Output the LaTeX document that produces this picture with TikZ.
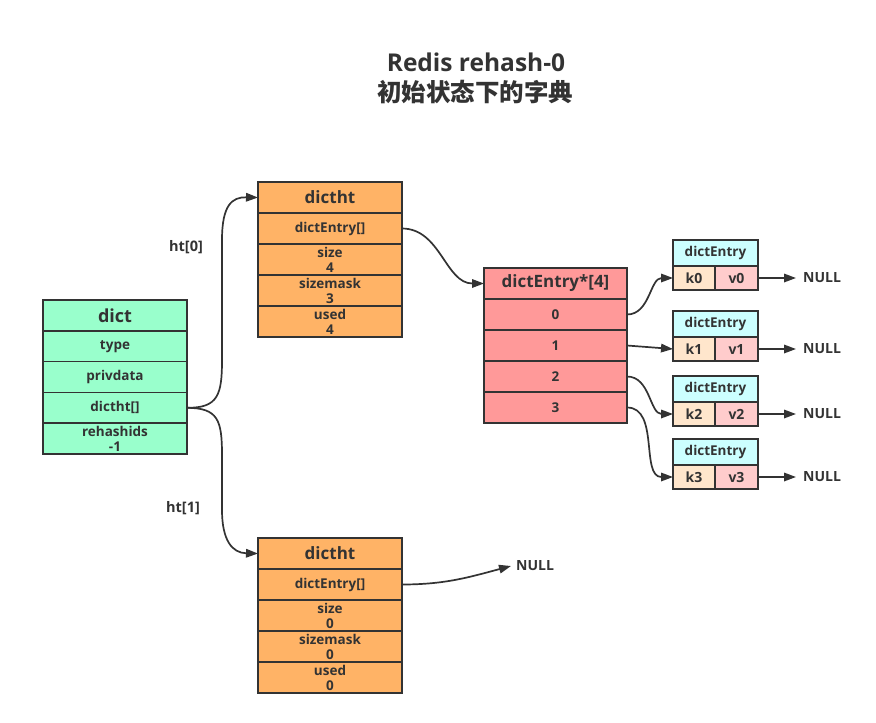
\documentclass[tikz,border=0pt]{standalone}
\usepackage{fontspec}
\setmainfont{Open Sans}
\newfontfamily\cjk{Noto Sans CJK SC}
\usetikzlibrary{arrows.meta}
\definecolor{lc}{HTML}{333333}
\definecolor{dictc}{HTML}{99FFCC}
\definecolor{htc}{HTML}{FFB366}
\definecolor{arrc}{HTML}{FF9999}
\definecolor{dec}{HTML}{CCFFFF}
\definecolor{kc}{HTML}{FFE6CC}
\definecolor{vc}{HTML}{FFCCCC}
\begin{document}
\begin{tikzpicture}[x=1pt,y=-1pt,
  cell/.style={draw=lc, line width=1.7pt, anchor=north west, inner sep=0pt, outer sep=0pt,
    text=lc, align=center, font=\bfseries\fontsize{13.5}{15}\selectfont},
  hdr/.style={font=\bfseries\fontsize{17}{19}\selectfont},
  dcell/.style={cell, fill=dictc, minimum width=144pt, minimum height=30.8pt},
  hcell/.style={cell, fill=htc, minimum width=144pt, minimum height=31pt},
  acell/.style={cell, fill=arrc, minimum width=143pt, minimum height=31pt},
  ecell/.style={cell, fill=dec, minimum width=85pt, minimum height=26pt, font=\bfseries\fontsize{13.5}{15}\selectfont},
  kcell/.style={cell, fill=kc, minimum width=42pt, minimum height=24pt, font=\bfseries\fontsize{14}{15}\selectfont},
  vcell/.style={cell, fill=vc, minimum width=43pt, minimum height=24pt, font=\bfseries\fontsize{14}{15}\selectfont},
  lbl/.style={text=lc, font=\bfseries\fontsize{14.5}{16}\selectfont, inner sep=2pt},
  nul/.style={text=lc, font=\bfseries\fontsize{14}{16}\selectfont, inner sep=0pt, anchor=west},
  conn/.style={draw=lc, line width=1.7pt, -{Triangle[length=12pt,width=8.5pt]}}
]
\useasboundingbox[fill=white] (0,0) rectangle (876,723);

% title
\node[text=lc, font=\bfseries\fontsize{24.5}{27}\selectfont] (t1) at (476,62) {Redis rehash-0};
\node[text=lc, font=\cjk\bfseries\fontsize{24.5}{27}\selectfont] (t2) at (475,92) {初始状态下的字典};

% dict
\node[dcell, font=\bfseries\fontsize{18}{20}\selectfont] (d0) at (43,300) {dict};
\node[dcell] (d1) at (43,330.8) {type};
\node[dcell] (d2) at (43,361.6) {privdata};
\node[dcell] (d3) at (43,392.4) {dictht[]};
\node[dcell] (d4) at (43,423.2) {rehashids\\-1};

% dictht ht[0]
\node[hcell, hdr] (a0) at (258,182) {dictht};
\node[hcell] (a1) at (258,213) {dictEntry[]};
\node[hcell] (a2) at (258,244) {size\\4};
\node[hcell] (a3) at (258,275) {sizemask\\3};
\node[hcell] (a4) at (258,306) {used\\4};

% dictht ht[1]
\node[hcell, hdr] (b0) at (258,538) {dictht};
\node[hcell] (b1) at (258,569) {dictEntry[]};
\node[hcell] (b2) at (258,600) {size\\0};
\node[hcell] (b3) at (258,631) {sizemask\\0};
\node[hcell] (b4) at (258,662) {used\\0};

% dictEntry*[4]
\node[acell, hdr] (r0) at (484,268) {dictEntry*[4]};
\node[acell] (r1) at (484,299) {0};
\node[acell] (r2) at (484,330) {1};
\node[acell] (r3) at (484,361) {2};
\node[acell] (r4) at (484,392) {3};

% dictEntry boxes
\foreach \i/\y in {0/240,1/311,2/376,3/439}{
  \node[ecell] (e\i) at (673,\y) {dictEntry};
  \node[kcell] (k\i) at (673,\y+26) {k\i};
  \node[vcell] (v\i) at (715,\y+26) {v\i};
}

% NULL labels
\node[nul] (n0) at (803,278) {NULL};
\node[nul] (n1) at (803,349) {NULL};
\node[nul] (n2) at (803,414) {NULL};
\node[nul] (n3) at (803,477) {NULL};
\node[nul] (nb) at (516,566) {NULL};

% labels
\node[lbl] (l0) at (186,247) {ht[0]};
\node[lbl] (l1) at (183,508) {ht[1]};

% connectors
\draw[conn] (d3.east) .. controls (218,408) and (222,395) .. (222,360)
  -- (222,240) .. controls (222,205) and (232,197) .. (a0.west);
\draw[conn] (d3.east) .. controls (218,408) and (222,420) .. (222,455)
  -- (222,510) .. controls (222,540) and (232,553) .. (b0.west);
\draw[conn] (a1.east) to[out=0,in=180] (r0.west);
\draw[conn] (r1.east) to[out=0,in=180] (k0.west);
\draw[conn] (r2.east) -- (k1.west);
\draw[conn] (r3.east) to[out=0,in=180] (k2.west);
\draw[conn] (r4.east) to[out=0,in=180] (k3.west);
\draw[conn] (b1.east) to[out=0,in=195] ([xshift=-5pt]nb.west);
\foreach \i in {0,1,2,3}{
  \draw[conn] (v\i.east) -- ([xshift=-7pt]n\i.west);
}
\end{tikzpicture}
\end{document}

= = =

*Task details*: Restate the whole listing above exactly, except for its images.

*Answer to the exercise*:
Output the LaTeX document that produces this picture with TikZ.
\documentclass[tikz,border=0pt]{standalone}
\usepackage{fontspec}
\setmainfont{Open Sans}
\newfontfamily\cjk{Noto Sans CJK SC}
\usetikzlibrary{arrows.meta}
\definecolor{lc}{HTML}{333333}
\definecolor{dictc}{HTML}{99FFCC}
\definecolor{htc}{HTML}{FFB366}
\definecolor{arrc}{HTML}{FF9999}
\definecolor{dec}{HTML}{CCFFFF}
\definecolor{kc}{HTML}{FFE6CC}
\definecolor{vc}{HTML}{FFCCCC}
\begin{document}
\begin{tikzpicture}[x=1pt,y=-1pt,
  cell/.style={draw=lc, line width=1.7pt, anchor=north west, inner sep=0pt, outer sep=0pt,
    text=lc, align=center, font=\bfseries\fontsize{13.5}{15}\selectfont},
  hdr/.style={font=\bfseries\fontsize{17}{19}\selectfont},
  dcell/.style={cell, fill=dictc, minimum width=144pt, minimum height=30.8pt},
  hcell/.style={cell, fill=htc, minimum width=144pt, minimum height=31pt},
  acell/.style={cell, fill=arrc, minimum width=143pt, minimum height=31pt},
  ecell/.style={cell, fill=dec, minimum width=85pt, minimum height=26pt, font=\bfseries\fontsize{13.5}{15}\selectfont},
  kcell/.style={cell, fill=kc, minimum width=42pt, minimum height=24pt, font=\bfseries\fontsize{14}{15}\selectfont},
  vcell/.style={cell, fill=vc, minimum width=43pt, minimum height=24pt, font=\bfseries\fontsize{14}{15}\selectfont},
  lbl/.style={text=lc, font=\bfseries\fontsize{14.5}{16}\selectfont, inner sep=2pt},
  nul/.style={text=lc, font=\bfseries\fontsize{14}{16}\selectfont, inner sep=0pt, anchor=west},
  conn/.style={draw=lc, line width=1.7pt, -{Triangle[length=12pt,width=8.5pt]}}
]
\useasboundingbox[fill=white] (0,0) rectangle (876,723);

% title
\node[text=lc, font=\bfseries\fontsize{24.5}{27}\selectfont] (t1) at (476,62) {Redis rehash-0};
\node[text=lc, font=\cjk\bfseries\fontsize{24.5}{27}\selectfont] (t2) at (475,92) {初始状态下的字典};

% dict
\node[dcell, font=\bfseries\fontsize{18}{20}\selectfont] (d0) at (43,300) {dict};
\node[dcell] (d1) at (43,330.8) {type};
\node[dcell] (d2) at (43,361.6) {privdata};
\node[dcell] (d3) at (43,392.4) {dictht[]};
\node[dcell] (d4) at (43,423.2) {rehashids\\-1};

% dictht ht[0]
\node[hcell, hdr] (a0) at (258,182) {dictht};
\node[hcell] (a1) at (258,213) {dictEntry[]};
\node[hcell] (a2) at (258,244) {size\\4};
\node[hcell] (a3) at (258,275) {sizemask\\3};
\node[hcell] (a4) at (258,306) {used\\4};

% dictht ht[1]
\node[hcell, hdr] (b0) at (258,538) {dictht};
\node[hcell] (b1) at (258,569) {dictEntry[]};
\node[hcell] (b2) at (258,600) {size\\0};
\node[hcell] (b3) at (258,631) {sizemask\\0};
\node[hcell] (b4) at (258,662) {used\\0};

% dictEntry*[4]
\node[acell, hdr] (r0) at (484,268) {dictEntry*[4]};
\node[acell] (r1) at (484,299) {0};
\node[acell] (r2) at (484,330) {1};
\node[acell] (r3) at (484,361) {2};
\node[acell] (r4) at (484,392) {3};

% dictEntry boxes
\foreach \i/\y in {0/240,1/311,2/376,3/439}{
  \node[ecell] (e\i) at (673,\y) {dictEntry};
  \node[kcell] (k\i) at (673,\y+26) {k\i};
  \node[vcell] (v\i) at (715,\y+26) {v\i};
}

% NULL labels
\node[nul] (n0) at (803,278) {NULL};
\node[nul] (n1) at (803,349) {NULL};
\node[nul] (n2) at (803,414) {NULL};
\node[nul] (n3) at (803,477) {NULL};
\node[nul] (nb) at (516,566) {NULL};

% labels
\node[lbl] (l0) at (186,247) {ht[0]};
\node[lbl] (l1) at (183,508) {ht[1]};

% connectors
\draw[conn] (d3.east) .. controls (218,408) and (222,395) .. (222,360)
  -- (222,240) .. controls (222,205) and (232,197) .. (a0.west);
\draw[conn] (d3.east) .. controls (218,408) and (222,420) .. (222,455)
  -- (222,510) .. controls (222,540) and (232,553) .. (b0.west);
\draw[conn] (a1.east) to[out=0,in=180] (r0.west);
\draw[conn] (r1.east) to[out=0,in=180] (k0.west);
\draw[conn] (r2.east) -- (k1.west);
\draw[conn] (r3.east) to[out=0,in=180] (k2.west);
\draw[conn] (r4.east) to[out=0,in=180] (k3.west);
\draw[conn] (b1.east) to[out=0,in=195] ([xshift=-5pt]nb.west);
\foreach \i in {0,1,2,3}{
  \draw[conn] (v\i.east) -- ([xshift=-7pt]n\i.west);
}
\end{tikzpicture}
\end{document}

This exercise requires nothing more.